It has been claimed that Sir John Lavery belonged to the Glasgow School, the Ulster School, the Irish School and the British School, indicating the versatility and wide ranging appeal of his artistic accomplishments. His works are greatly admired for his development of the aesthetic value of the sketch, in which each touch of the brush is left undisguised to create a vibrant and atmospheric effect.
Born in Belfast, he was orphaned in infancy and brought up by an uncle near Moira, and later, another relative in Ayrshire. As a teenager, Lavery was apprenticed to a Glasgow photographer, and during the late 1870s, attended classes at the Haldane Academy in Glasgow. He then trained at Heatherleys in London and in 1881, settled in Paris, where he studied at the Académie Julian and Atelier Colarossi; during this period he was influenced by Jules Bastien-Lepage and painted in a plein-air and naturalist style.

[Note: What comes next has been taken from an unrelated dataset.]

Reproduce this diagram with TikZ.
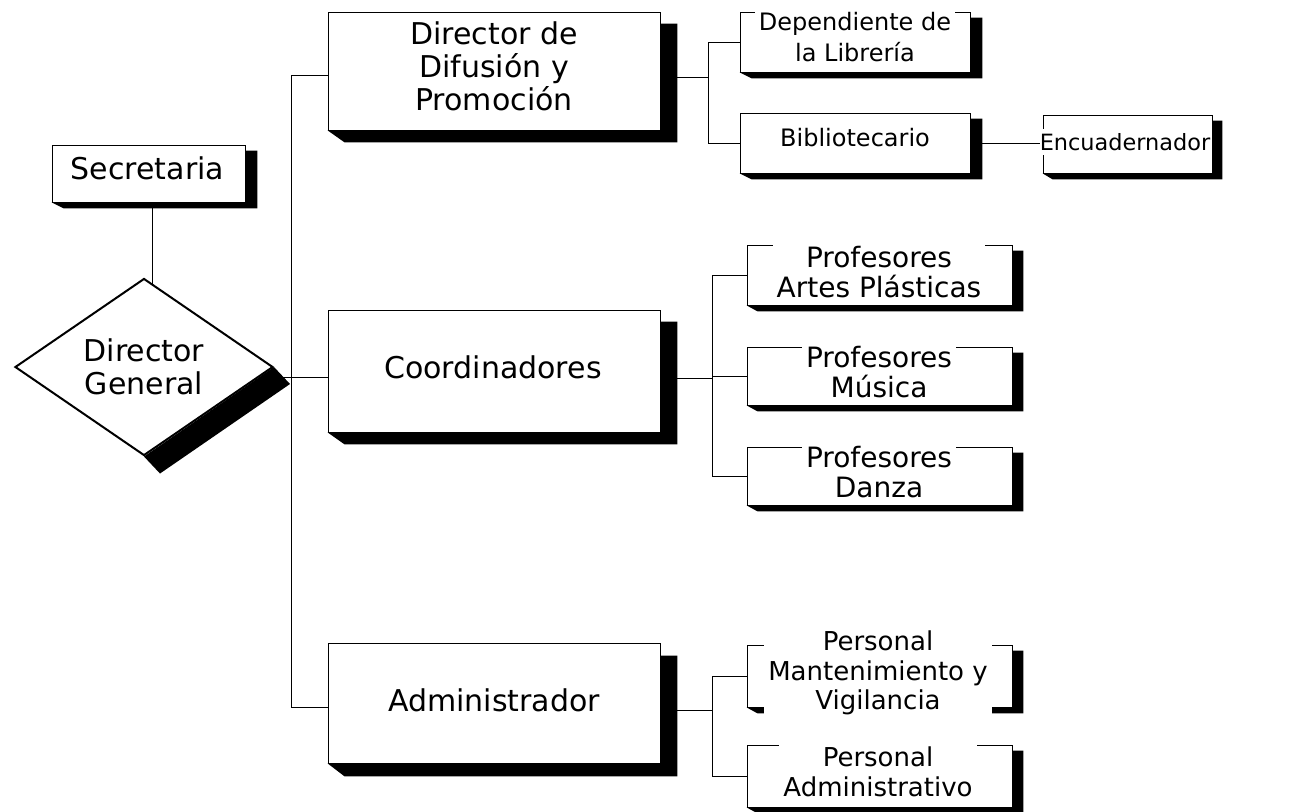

Lavery returned to Glasgow in 1885 and became one of the leading members of the Glasgow School. He moved to London in 1896 and helped Whistler to found the International Society in 1898, of which he was a Vice-President until 1908. He was elected an Associate of the Royal Academy in 1911 and became a full Academician in 1921. He was appointed Official War Artist to the Royal Navy in 1917, and was knighted the following year. Lavery travelled extensively during his career, visiting Morocco, Italy, Spain, Germany and Holland, and these visits inspired many of his works.
Following the death of his wife, Hazel, in 1935, Lavery set off for Hollywood with the idea of painting the ‘stars’. With the outbreak of the Second World War, he returned to Ireland and died at Kilmaganny in 1941.